begin Data for the task

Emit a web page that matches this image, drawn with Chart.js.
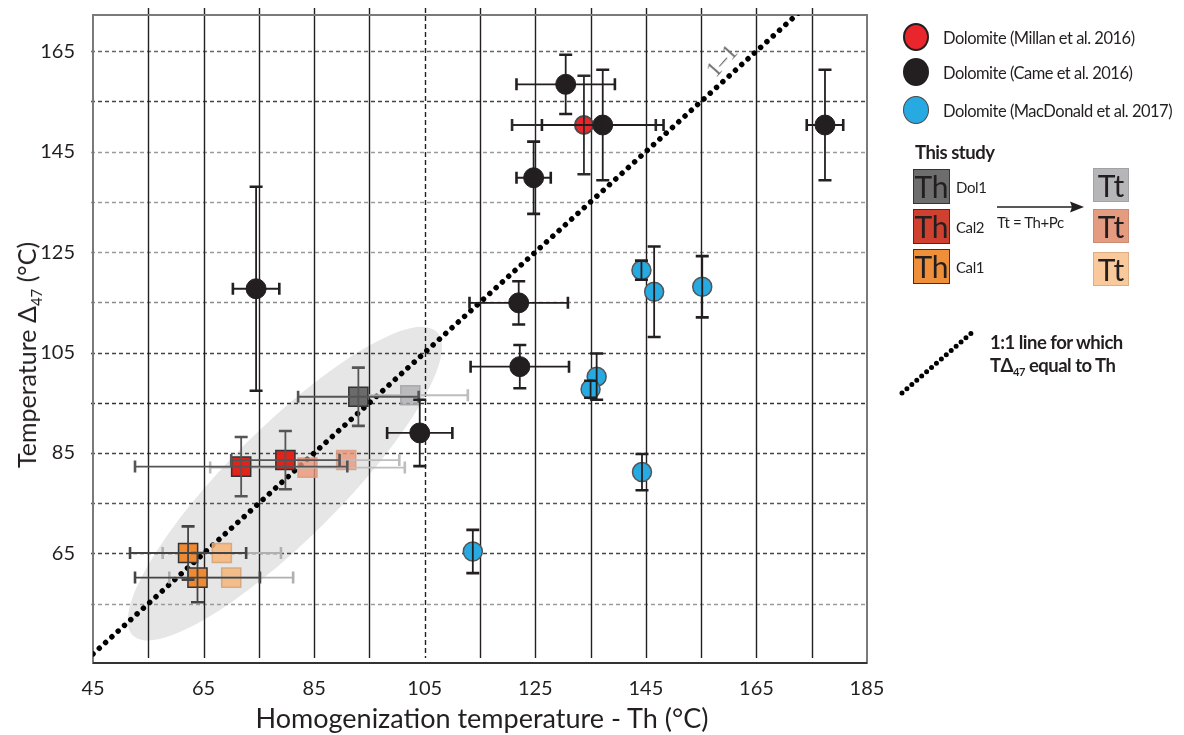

end Data for the task
begin Data for the task

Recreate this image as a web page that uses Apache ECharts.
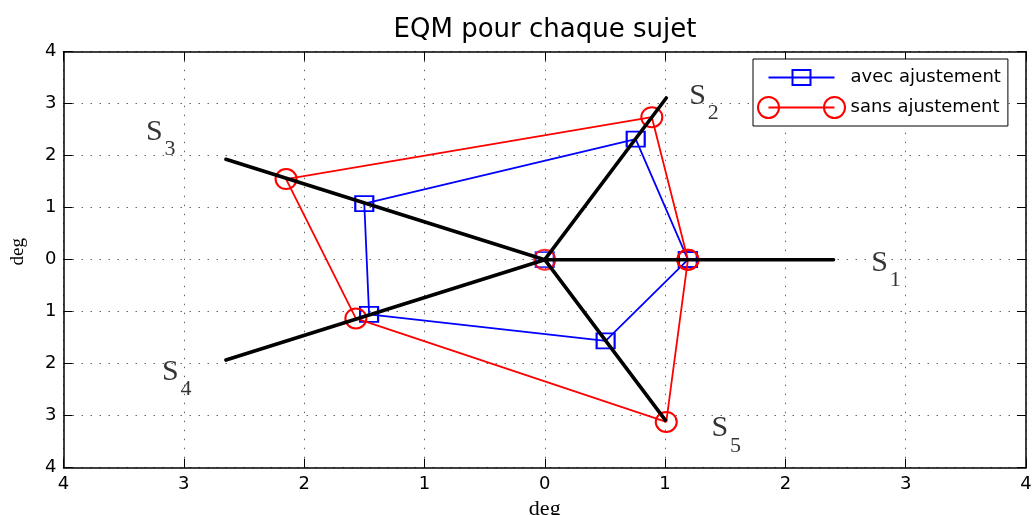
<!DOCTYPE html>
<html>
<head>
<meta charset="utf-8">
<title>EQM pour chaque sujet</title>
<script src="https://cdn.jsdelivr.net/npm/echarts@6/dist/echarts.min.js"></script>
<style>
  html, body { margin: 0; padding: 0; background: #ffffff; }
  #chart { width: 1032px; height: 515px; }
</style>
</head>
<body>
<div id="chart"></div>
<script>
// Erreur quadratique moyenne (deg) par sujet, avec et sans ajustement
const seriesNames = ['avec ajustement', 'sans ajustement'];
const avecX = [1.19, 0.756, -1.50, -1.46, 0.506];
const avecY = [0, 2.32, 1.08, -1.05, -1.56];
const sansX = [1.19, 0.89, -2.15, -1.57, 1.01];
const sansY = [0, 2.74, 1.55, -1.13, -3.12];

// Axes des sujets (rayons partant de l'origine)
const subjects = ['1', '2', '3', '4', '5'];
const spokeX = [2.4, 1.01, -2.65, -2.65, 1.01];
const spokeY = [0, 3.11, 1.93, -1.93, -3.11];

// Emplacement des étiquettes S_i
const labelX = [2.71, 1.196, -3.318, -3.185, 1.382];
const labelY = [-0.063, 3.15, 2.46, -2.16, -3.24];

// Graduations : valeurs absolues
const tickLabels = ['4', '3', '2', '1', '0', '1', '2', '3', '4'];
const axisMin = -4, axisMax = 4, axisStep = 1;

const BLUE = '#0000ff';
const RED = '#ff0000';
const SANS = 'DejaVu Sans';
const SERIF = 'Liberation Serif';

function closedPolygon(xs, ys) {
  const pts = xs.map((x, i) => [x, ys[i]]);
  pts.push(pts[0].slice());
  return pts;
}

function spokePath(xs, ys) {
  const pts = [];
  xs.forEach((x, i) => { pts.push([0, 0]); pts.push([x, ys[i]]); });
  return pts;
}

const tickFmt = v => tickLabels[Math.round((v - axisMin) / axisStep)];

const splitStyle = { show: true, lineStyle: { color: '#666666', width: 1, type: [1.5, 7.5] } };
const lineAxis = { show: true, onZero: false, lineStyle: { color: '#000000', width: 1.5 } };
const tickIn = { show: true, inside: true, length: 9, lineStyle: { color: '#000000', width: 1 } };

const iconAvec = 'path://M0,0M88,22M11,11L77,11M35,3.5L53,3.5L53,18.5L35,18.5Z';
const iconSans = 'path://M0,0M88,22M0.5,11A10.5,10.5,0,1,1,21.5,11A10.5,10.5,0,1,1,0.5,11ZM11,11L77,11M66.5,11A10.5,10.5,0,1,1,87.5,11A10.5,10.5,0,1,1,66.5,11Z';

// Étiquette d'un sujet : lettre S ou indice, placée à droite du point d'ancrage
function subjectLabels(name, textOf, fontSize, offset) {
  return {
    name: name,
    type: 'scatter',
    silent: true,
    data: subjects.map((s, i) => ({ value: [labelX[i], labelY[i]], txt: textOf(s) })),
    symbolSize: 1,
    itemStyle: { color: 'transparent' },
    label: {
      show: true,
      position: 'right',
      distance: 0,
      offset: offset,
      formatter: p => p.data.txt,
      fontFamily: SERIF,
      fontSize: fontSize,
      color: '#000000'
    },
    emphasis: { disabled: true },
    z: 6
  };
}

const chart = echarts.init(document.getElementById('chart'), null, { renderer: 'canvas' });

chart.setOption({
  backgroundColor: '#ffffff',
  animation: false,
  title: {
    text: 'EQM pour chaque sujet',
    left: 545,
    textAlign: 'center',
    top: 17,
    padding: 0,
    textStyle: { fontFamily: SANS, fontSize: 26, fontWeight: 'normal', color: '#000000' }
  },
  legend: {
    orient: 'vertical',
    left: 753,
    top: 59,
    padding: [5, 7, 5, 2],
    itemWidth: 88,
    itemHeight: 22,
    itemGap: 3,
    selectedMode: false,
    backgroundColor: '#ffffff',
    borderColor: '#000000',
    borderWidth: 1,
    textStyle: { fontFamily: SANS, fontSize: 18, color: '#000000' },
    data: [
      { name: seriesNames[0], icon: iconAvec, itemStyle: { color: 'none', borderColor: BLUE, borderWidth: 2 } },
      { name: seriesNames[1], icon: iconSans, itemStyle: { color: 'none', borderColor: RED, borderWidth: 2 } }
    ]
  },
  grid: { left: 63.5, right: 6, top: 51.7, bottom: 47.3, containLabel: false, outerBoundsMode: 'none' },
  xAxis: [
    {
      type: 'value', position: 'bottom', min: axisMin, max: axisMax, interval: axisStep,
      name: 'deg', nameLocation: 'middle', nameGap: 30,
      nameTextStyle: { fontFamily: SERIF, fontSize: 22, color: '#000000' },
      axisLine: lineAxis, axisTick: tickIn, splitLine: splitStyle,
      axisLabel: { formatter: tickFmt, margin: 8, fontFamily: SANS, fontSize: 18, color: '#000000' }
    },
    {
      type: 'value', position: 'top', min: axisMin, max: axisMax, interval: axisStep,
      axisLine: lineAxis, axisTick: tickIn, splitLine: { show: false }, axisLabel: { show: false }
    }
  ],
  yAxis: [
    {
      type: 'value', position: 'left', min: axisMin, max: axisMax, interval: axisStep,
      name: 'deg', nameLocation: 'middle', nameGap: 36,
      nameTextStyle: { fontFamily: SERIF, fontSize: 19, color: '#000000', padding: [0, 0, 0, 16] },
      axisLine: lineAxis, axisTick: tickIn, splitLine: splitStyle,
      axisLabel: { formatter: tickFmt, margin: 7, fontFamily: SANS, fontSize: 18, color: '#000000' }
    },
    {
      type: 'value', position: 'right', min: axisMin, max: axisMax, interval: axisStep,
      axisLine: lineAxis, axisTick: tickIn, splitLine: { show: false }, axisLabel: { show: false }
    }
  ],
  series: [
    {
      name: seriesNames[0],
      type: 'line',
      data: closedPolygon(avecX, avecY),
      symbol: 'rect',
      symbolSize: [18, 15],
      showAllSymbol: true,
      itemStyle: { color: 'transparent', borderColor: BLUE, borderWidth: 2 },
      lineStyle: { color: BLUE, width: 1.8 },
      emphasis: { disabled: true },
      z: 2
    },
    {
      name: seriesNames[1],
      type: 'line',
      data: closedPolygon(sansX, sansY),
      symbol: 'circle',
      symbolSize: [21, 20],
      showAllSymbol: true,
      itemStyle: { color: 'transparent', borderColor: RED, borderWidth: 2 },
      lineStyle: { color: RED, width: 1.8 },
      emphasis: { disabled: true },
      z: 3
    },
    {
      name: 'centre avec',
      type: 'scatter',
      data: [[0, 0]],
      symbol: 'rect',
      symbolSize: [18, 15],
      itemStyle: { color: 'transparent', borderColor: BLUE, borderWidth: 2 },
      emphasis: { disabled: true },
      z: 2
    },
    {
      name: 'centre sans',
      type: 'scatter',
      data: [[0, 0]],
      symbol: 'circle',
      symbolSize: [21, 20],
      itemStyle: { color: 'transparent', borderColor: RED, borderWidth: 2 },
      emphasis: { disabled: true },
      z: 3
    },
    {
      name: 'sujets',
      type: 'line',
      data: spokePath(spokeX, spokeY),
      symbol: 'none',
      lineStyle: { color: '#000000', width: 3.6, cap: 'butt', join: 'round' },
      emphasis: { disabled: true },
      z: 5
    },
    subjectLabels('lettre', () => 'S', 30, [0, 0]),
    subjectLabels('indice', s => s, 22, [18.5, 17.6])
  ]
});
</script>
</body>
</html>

end Data for the task
begin Data for the task

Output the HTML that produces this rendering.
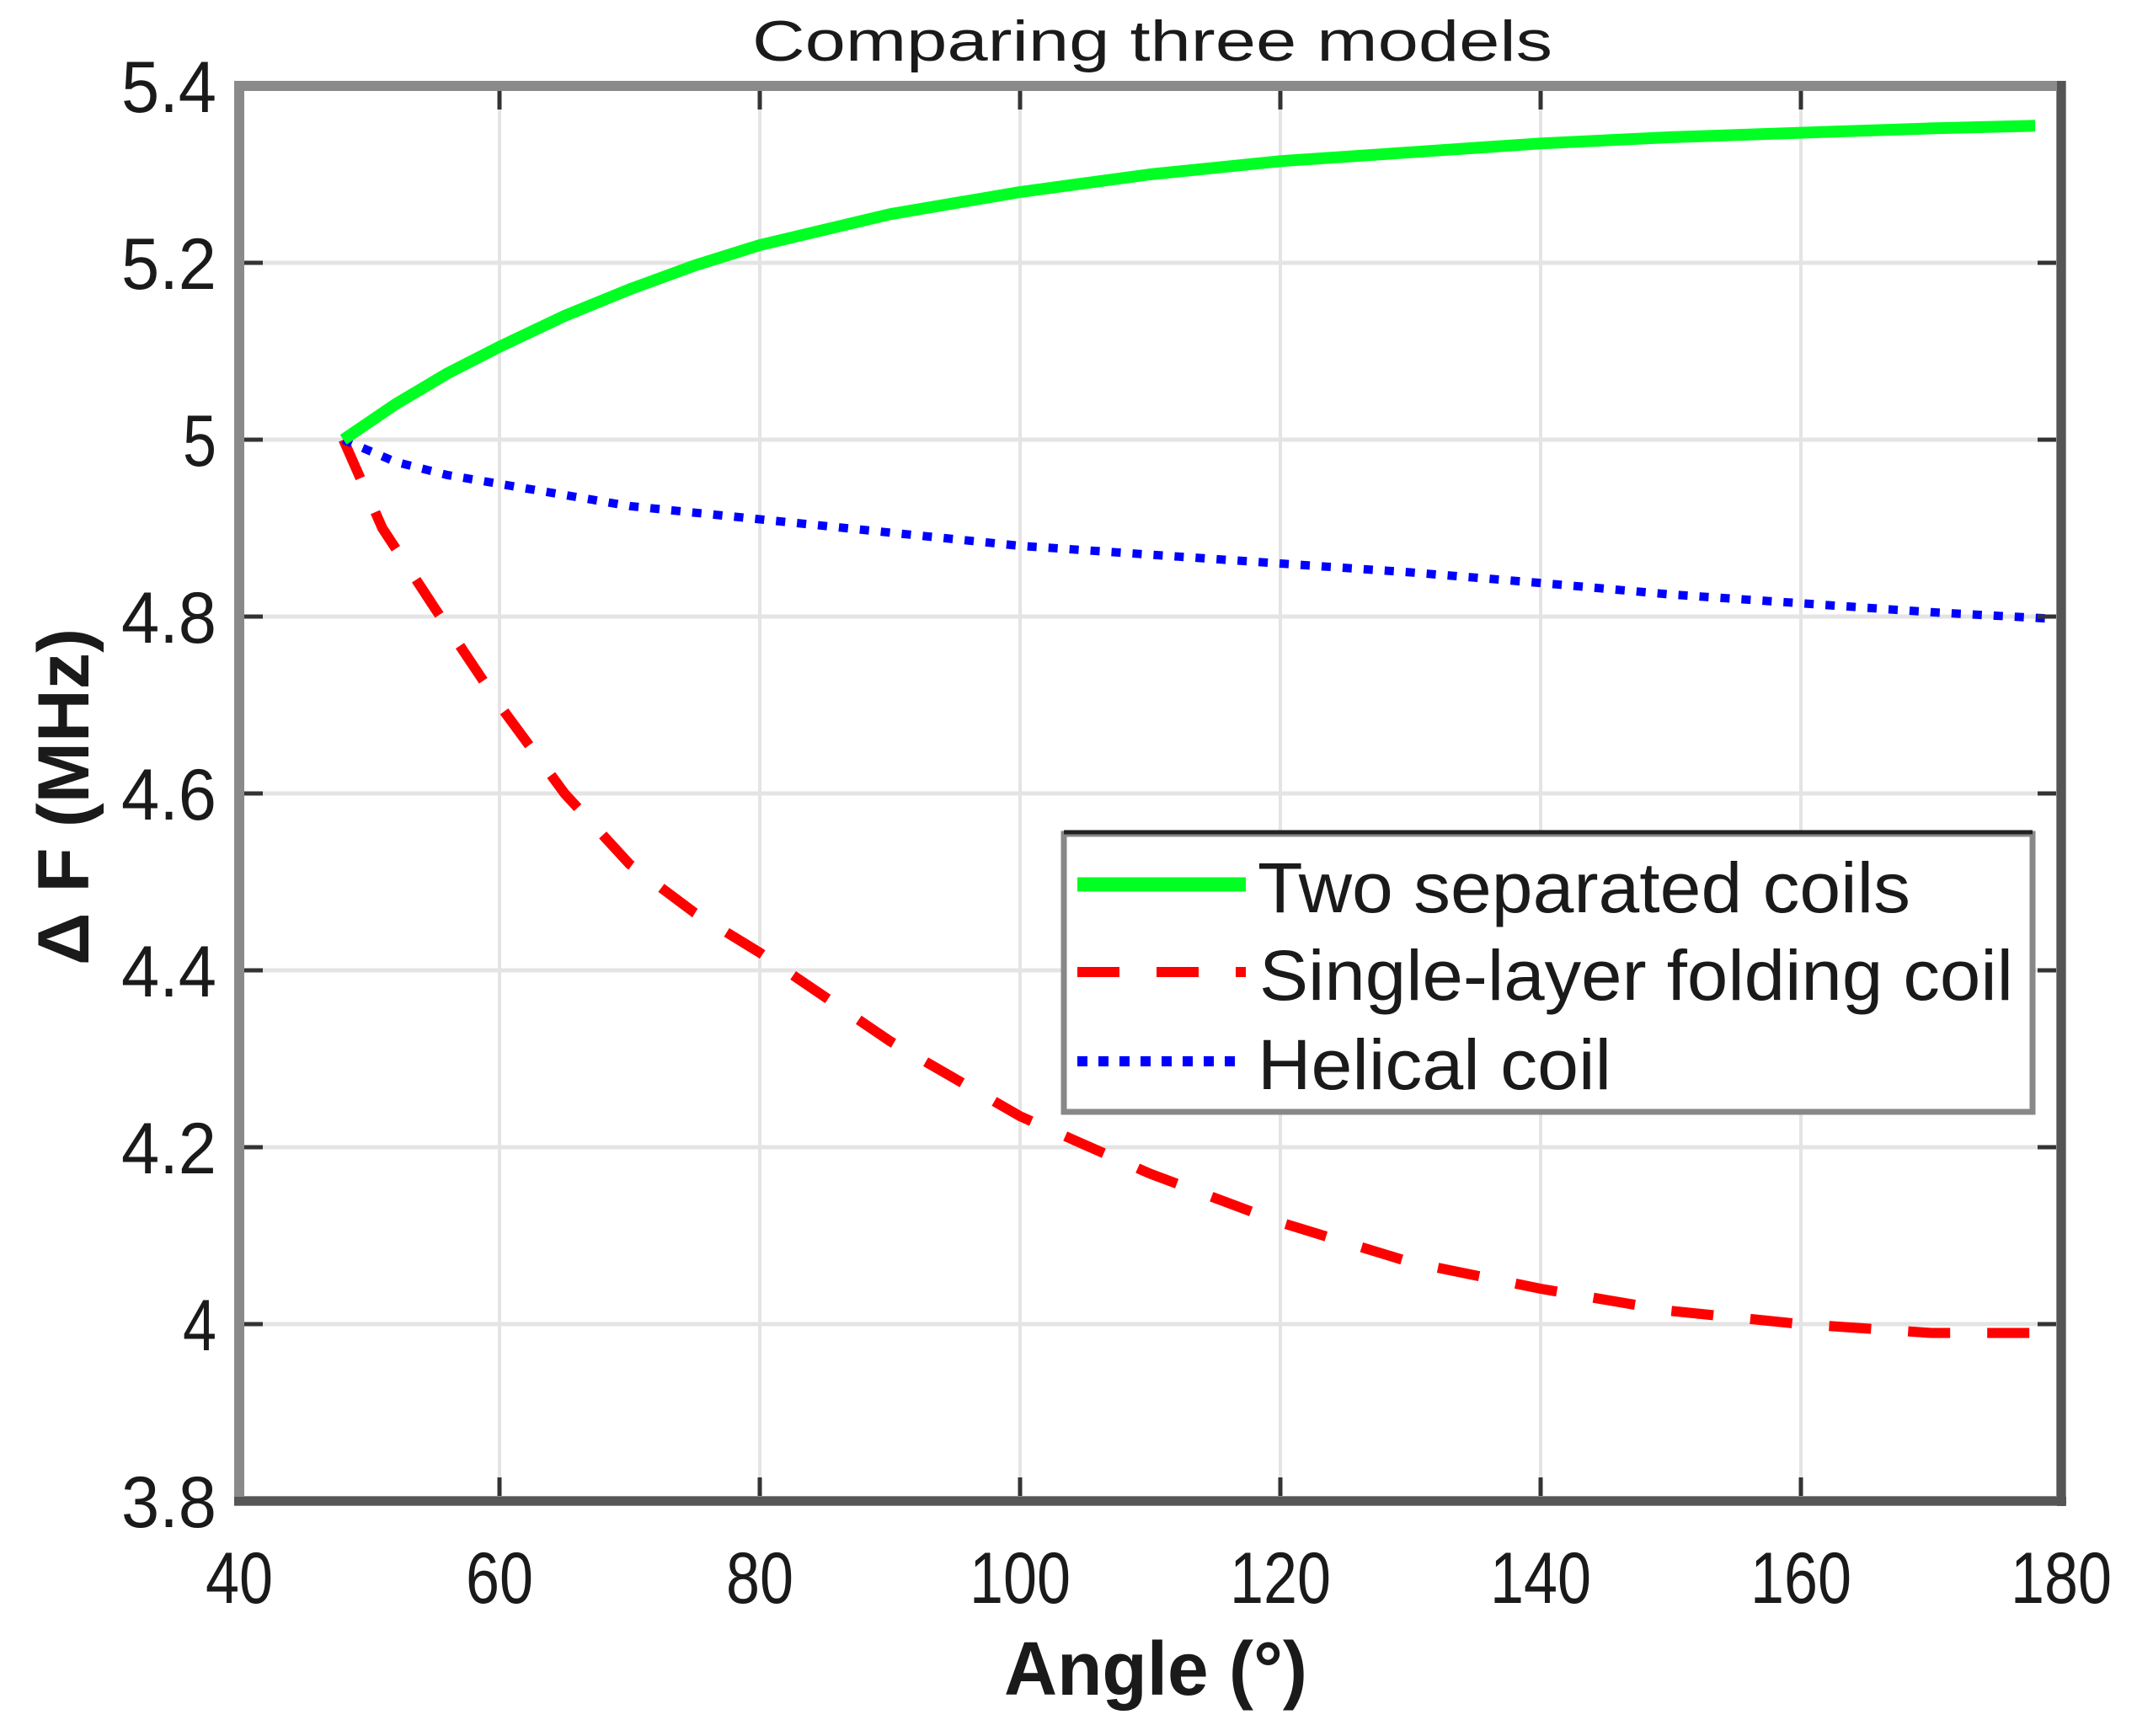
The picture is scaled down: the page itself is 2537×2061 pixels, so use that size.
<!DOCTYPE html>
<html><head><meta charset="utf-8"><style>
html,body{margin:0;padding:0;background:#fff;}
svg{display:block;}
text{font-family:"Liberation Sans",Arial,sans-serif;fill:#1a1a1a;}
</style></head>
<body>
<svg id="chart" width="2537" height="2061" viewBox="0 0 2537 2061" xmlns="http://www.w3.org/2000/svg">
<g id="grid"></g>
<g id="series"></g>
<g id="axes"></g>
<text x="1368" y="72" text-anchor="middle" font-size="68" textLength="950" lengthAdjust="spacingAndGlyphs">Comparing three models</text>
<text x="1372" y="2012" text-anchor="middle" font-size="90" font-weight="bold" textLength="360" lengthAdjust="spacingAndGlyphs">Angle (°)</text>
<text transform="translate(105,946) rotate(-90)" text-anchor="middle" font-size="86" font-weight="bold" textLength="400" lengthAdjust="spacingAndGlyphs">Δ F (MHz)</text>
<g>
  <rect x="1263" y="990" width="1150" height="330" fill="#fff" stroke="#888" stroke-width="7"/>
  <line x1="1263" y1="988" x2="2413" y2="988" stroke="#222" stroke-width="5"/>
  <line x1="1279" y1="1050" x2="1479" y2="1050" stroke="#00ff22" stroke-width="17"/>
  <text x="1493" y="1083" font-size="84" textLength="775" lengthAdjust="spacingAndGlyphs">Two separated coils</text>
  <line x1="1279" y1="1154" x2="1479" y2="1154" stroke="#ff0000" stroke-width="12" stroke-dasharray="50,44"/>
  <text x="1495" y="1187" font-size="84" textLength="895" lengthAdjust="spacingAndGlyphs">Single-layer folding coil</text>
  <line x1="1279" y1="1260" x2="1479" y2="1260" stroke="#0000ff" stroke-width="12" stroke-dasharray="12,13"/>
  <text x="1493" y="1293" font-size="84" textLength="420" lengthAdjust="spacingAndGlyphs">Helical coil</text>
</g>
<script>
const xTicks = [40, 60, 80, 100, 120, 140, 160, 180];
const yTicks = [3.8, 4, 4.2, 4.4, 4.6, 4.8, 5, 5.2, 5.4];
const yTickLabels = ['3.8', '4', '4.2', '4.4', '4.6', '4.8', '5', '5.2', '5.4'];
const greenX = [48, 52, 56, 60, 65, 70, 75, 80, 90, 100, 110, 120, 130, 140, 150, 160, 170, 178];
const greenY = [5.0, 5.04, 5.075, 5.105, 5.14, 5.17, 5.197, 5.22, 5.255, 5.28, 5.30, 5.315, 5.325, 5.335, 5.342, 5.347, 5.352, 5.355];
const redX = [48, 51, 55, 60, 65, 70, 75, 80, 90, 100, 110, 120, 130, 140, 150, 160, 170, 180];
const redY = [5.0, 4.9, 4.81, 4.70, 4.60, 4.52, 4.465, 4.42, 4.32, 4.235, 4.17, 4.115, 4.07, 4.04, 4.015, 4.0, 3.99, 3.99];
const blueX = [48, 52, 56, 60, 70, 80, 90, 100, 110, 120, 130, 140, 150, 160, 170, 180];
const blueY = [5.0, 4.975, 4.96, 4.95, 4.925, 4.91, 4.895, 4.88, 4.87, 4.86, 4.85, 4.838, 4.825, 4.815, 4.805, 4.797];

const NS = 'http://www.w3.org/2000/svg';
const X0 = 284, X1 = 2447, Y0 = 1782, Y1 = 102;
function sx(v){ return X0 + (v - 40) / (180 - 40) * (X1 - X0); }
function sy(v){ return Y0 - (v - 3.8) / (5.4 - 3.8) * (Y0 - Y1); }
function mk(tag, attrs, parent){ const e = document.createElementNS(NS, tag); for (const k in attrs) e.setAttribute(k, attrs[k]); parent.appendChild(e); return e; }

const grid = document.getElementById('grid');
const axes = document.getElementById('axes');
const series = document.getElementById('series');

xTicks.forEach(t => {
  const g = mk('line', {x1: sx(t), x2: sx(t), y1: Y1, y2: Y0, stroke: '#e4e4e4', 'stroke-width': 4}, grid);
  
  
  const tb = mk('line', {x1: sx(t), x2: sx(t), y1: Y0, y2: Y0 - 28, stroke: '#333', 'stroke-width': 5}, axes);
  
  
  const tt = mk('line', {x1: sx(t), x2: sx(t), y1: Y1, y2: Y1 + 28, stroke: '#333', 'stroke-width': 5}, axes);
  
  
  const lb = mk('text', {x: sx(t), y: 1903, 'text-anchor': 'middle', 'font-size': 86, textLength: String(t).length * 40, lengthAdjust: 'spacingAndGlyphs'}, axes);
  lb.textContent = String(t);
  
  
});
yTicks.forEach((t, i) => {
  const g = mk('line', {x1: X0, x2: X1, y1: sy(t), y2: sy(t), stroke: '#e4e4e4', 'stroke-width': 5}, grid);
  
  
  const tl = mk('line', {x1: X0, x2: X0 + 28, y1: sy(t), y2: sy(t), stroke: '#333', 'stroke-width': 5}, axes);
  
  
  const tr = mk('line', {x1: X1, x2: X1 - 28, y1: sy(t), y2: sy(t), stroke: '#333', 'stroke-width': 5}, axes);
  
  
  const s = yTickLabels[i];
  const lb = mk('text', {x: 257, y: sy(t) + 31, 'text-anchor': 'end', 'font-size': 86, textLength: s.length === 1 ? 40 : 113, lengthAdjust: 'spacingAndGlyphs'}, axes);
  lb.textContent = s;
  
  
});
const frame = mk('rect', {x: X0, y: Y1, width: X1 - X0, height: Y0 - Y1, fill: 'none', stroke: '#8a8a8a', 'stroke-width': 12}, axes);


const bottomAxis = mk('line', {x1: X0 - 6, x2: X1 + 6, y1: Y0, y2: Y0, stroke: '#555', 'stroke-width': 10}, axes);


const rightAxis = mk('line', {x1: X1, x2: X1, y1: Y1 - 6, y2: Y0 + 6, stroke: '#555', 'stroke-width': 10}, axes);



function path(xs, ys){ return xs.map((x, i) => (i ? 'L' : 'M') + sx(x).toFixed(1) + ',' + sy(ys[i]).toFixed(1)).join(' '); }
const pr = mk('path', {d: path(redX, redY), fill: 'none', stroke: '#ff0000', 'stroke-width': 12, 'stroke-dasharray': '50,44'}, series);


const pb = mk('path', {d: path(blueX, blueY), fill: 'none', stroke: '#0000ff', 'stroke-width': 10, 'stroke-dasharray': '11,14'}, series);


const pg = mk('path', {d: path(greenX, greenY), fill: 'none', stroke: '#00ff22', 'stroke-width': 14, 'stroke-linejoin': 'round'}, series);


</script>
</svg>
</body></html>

end Data for the task

[Task objective]:
Across the material above, how many lines include the string "image"? Only the number is wanted.

[Task result]:
2